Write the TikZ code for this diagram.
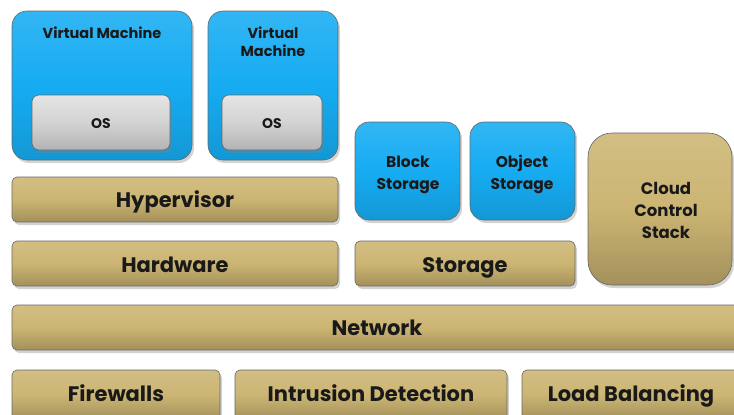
\documentclass[tikz,border=0pt]{standalone}
\usepackage{fontspec}
\setmainfont{Poppins}
\usetikzlibrary{shadows}
\definecolor{vmblue}{RGB}{22,172,242}
\definecolor{gold}{RGB}{204,181,115}
\definecolor{osgray}{RGB}{212,211,212}
\tikzset{
  base/.style={draw=black!60, line width=0.6pt, drop shadow={shadow xshift=2pt, shadow yshift=-3pt, opacity=0.35}},
  bluebox/.style={base, top color=vmblue!88!white, bottom color=vmblue!88!black, middle color=vmblue},
  goldbox/.style={base, top color=gold!88!white, bottom color=gold!80!black, middle color=gold},
  osbox/.style={base, top color=osgray!60!white, bottom color=osgray!85!black, middle color=osgray},
  lbl/.style={font=\bfseries\fontsize{#1}{#1}\selectfont, text=black!90, align=center, inner sep=0pt},
  barlbl/.style={lbl=21, anchor=base},
}
\newcommand{\bx}[6]{% name, style, x1, y1, x2, y2
  \path[#2] (#3pt,-#4pt) rectangle (#5pt,-#6pt);
  \coordinate (#1) at ({(#3+#5)/2*1pt},{-(#4+#6)/2*1pt});}
\begin{document}
\begin{tikzpicture}
\useasboundingbox (0,0) rectangle (734pt,-415pt);
% Virtual machines
\bx{vm1}{bluebox, rounded corners=15pt}{12}{11}{192}{160}
\node[lbl=14.5, anchor=base] (vm1t) at (102pt,-38pt) {Virtual Machine};
\bx{os1}{osbox, rounded corners=7pt}{32}{95}{170}{150}
\node[lbl=14, anchor=base] (os1t) at (101pt,-128pt) {OS};
\bx{vm2}{bluebox, rounded corners=15pt}{208}{11}{338}{160}
\node[lbl=14.5, anchor=base] (vm2a) at (273pt,-38pt) {Virtual};
\node[lbl=14.5, anchor=base] (vm2b) at (273pt,-56pt) {Machine};
\bx{os2}{osbox, rounded corners=7pt}{222}{95}{322}{150}
\node[lbl=14, anchor=base] (os2t) at (272pt,-128pt) {OS};
% Hypervisor, hardware
\bx{hyp}{goldbox, rounded corners=5pt}{12}{177}{338}{222}
\node[barlbl] (hypt) at (175pt,-207pt) {Hypervisor};
\bx{hw}{goldbox, rounded corners=5pt}{12}{241}{338}{286}
\node[barlbl] (hwt) at (175pt,-272pt) {Hardware};
% Storage
\bx{bs}{bluebox, rounded corners=14pt}{355}{122}{460}{220}
\node[lbl=15.5, anchor=base] (bsa) at (408pt,-167pt) {Block};
\node[lbl=15.5, anchor=base] (bsb) at (408pt,-189pt) {Storage};
\bx{obs}{bluebox, rounded corners=14pt}{470}{122}{575}{220}
\node[lbl=15.5, anchor=base] (osa) at (522pt,-167pt) {Object};
\node[lbl=15.5, anchor=base] (osb) at (522pt,-189pt) {Storage};
\bx{st}{goldbox, rounded corners=5pt}{355}{241}{575}{286}
\node[barlbl] (stt) at (465pt,-272pt) {Storage};
% Cloud control stack
\bx{ccs}{goldbox, rounded corners=24pt}{588}{133}{732}{285}
\node[lbl=16.5, anchor=base] (cca) at (666pt,-194pt) {Cloud};
\node[lbl=16.5, anchor=base] (ccb) at (666pt,-216pt) {Control};
\node[lbl=16.5, anchor=base] (ccc) at (666pt,-238pt) {Stack};
% Network
\bx{net}{goldbox, rounded corners=5pt}{12}{305}{740}{350}
\node[barlbl] (nett) at (377pt,-335pt) {Network};
% Bottom row
\bx{fw}{goldbox, rounded corners=5pt}{12}{370}{220}{420}
\node[barlbl] (fwt) at (116pt,-401pt) {Firewalls};
\bx{ids}{goldbox, rounded corners=5pt}{235}{370}{507}{420}
\node[barlbl] (idst) at (371pt,-401pt) {Intrusion Detection};
\bx{lb}{goldbox, rounded corners=5pt}{522}{370}{740}{420}
\node[barlbl] (lbt) at (631pt,-401pt) {Load Balancing};
\end{tikzpicture}
\end{document}
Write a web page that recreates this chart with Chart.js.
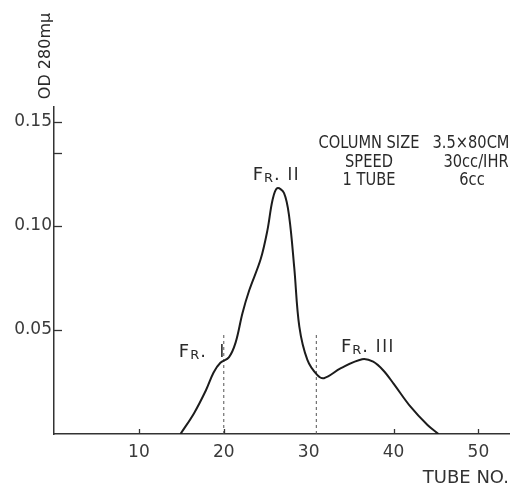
<!DOCTYPE html>
<html>
<head>
<meta charset="utf-8">
<script src="https://cdn.jsdelivr.net/npm/chart.js@4/dist/chart.umd.min.js"></script>
<style>
  html, body { margin: 0; padding: 0; background: #fff; }
  canvas { display: block; }
</style>
</head>
<body>
<canvas id="chart" width="521" height="492"></canvas>
<script>
/* Elution profile: OD 280 mμ vs tube number. */
const tubeNo = [14.9, 16.5, 17.9, 18.8, 19.6, 20.6, 21.4, 22.2, 23.0, 24.35, 25.15, 25.75, 26.3, 27.1, 27.7, 28.3, 28.9, 29.85, 31.0, 31.8, 33.8, 36.3, 37.6, 38.8, 40.0, 42.0, 44.0, 45.3];
const od280  = [0, 0.010, 0.021, 0.0295, 0.0342, 0.0368, 0.044, 0.058, 0.069, 0.084, 0.098, 0.1125, 0.118, 0.1157, 0.1045, 0.080, 0.0516, 0.0356, 0.0284, 0.0268, 0.0316, 0.0359, 0.0347, 0.0305, 0.0242, 0.0131, 0.0043, 0];

const cutTubes = [20, 30.9];        // dashed fraction boundaries
const cutHeight = 0.049;

const xTickLabels = [10, 20, 30, 40, 50];
const xTickMarks  = [10, 20, 40, 50];
const yTickLabels = [0.05, 0.10, 0.15];
const yTickMarks  = [0.05, 0.10, 0.135, 0.15];

const fractionNames = ['I', 'II', 'III'];
const fractionTube  = [14.7, 23.4, 33.8];
const fractionOD    = [0.037, 0.122, 0.0394];

const infoLeft  = ['COLUMN SIZE', 'SPEED', '1 TUBE'];
const infoRight = ['3.5×80CM', '30cc/IHR', '6cc'];

const FONT = "'DejaVu Sans', sans-serif";
const INK = '#2a2a2a';

function squeezeText(ctx, text, x, y, sx, align) {
  ctx.save();
  ctx.translate(x, y);
  ctx.scale(sx, 1);
  ctx.textAlign = align || 'left';
  ctx.fillText(text, 0, 0);
  ctx.restore();
}

const decor = {
  id: 'decor',
  afterDatasetsDraw(chart) {
    const { ctx, chartArea: a, scales: { x, y } } = chart;
    ctx.save();
    // inward tick marks
    ctx.strokeStyle = '#333'; ctx.lineWidth = 1.3;
    for (const v of yTickMarks) {
      const py = Math.round(y.getPixelForValue(v)) + 0.5;
      ctx.beginPath(); ctx.moveTo(a.left, py); ctx.lineTo(a.left + 8, py); ctx.stroke();
    }
    for (const v of xTickMarks) {
      const px = Math.round(x.getPixelForValue(v)) + 0.5;
      ctx.beginPath(); ctx.moveTo(px, a.bottom); ctx.lineTo(px, a.bottom - 5); ctx.stroke();
    }

    // y title, up at the top of the axis
    ctx.fillStyle = INK;
    ctx.save();
    ctx.translate(a.left - 8, a.top - 51);
    ctx.rotate(-Math.PI / 2);
    ctx.font = '16px ' + FONT;
    ctx.textAlign = 'center'; ctx.textBaseline = 'middle';
    ctx.fillText('OD 280mμ', 0, 0);
    ctx.restore();

    // fraction labels  F_R. I / II / III
    ctx.textBaseline = 'alphabetic'; ctx.textAlign = 'left';
    fractionNames.forEach((nm, i) => {
      let px = x.getPixelForValue(fractionTube[i]);
      const py = y.getPixelForValue(fractionOD[i]);
      ctx.font = '18px ' + FONT;
      ctx.fillText('F', px, py); px += ctx.measureText('F').width + 1;
      ctx.font = '13px ' + FONT;
      ctx.fillText('R', px, py + 2); px += ctx.measureText('R').width + 1;
      ctx.font = '18px ' + FONT;
      ctx.fillText('.', px, py); px += ctx.measureText('. ').width + (i === 0 ? 8 : 2);
      squeezeText(ctx, nm.split('').join('\u200a'), px, py, 0.9);
    });

    // run conditions block
    ctx.font = '17px ' + FONT;
    const rightCx = [471, 476, 472];
    infoLeft.forEach((t, i) => {
      const by = 148 + i * 18.5;
      squeezeText(ctx, t, 369, by, 0.86, 'center');
      squeezeText(ctx, infoRight[i], rightCx[i], by, 0.86, 'center');
    });
    ctx.restore();
  }
};

new Chart(document.getElementById('chart'), {
  type: 'line',
  data: {
    datasets: [
      {
        data: tubeNo.map((t, i) => ({ x: t, y: od280[i] })),
        borderColor: '#1c1c1c', borderWidth: 2, pointRadius: 0,
        tension: 0.35, fill: false,
      },
      ...cutTubes.map((t) => ({
        data: [{ x: t, y: 0 }, { x: t, y: cutHeight }],
        borderColor: '#555', borderWidth: 1, borderDash: [3, 3], pointRadius: 0, fill: false,
      })),
    ],
  },
  options: {
    responsive: false, animation: false,
    layout: { padding: { top: 107, right: 12, left: 0, bottom: 0 } },
    plugins: { legend: { display: false }, tooltip: { enabled: false } },
    scales: {
      x: {
        type: 'linear', min: 0, max: 53.6,
        afterBuildTicks: (s) => { s.ticks = xTickLabels.map((v) => ({ value: v })); },
        afterFit: (s) => { s.height = 58; },
        grid: { drawOnChartArea: false, drawTicks: false },
        border: { color: '#333', width: 1.5 },
        ticks: { padding: 8, autoSkip: false, maxRotation: 0, color: '#3a3a3a', font: { family: FONT, size: 17 } },
        title: { display: true, text: 'TUBE NO.', align: 'end', color: '#333',
                 font: { family: FONT, size: 18 }, padding: { top: 0, bottom: 3 } },
      },
      y: {
        min: 0, max: 0.157,
        afterBuildTicks: (s) => { s.ticks = yTickLabels.map((v) => ({ value: v })); },
        afterFit: (s) => { s.width = 54; },
        grid: { drawOnChartArea: false, drawTicks: false },
        border: { color: '#333', width: 1.5 },
        ticks: { padding: 2, color: '#3a3a3a', font: { family: FONT, size: 17 }, callback: (v) => v.toFixed(2) },
      },
    },
  },
  plugins: [decor],
});
</script>
</body>
</html>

----

### PROBLEM TO WORK ON
Could you quote, word for word, only the lines from the one containing "Write a web" through the one containing "0.10, 0.135, 0.15];", both included, and leave out any pictures?

### REPLY
Write a web page that recreates this chart with Chart.js.
<!DOCTYPE html>
<html>
<head>
<meta charset="utf-8">
<script src="https://cdn.jsdelivr.net/npm/chart.js@4/dist/chart.umd.min.js"></script>
<style>
  html, body { margin: 0; padding: 0; background: #fff; }
  canvas { display: block; }
</style>
</head>
<body>
<canvas id="chart" width="521" height="492"></canvas>
<script>
/* Elution profile: OD 280 mμ vs tube number. */
const tubeNo = [14.9, 16.5, 17.9, 18.8, 19.6, 20.6, 21.4, 22.2, 23.0, 24.35, 25.15, 25.75, 26.3, 27.1, 27.7, 28.3, 28.9, 29.85, 31.0, 31.8, 33.8, 36.3, 37.6, 38.8, 40.0, 42.0, 44.0, 45.3];
const od280  = [0, 0.010, 0.021, 0.0295, 0.0342, 0.0368, 0.044, 0.058, 0.069, 0.084, 0.098, 0.1125, 0.118, 0.1157, 0.1045, 0.080, 0.0516, 0.0356, 0.0284, 0.0268, 0.0316, 0.0359, 0.0347, 0.0305, 0.0242, 0.0131, 0.0043, 0];

const cutTubes = [20, 30.9];        // dashed fraction boundaries
const cutHeight = 0.049;

const xTickLabels = [10, 20, 30, 40, 50];
const xTickMarks  = [10, 20, 40, 50];
const yTickLabels = [0.05, 0.10, 0.15];
const yTickMarks  = [0.05, 0.10, 0.135, 0.15];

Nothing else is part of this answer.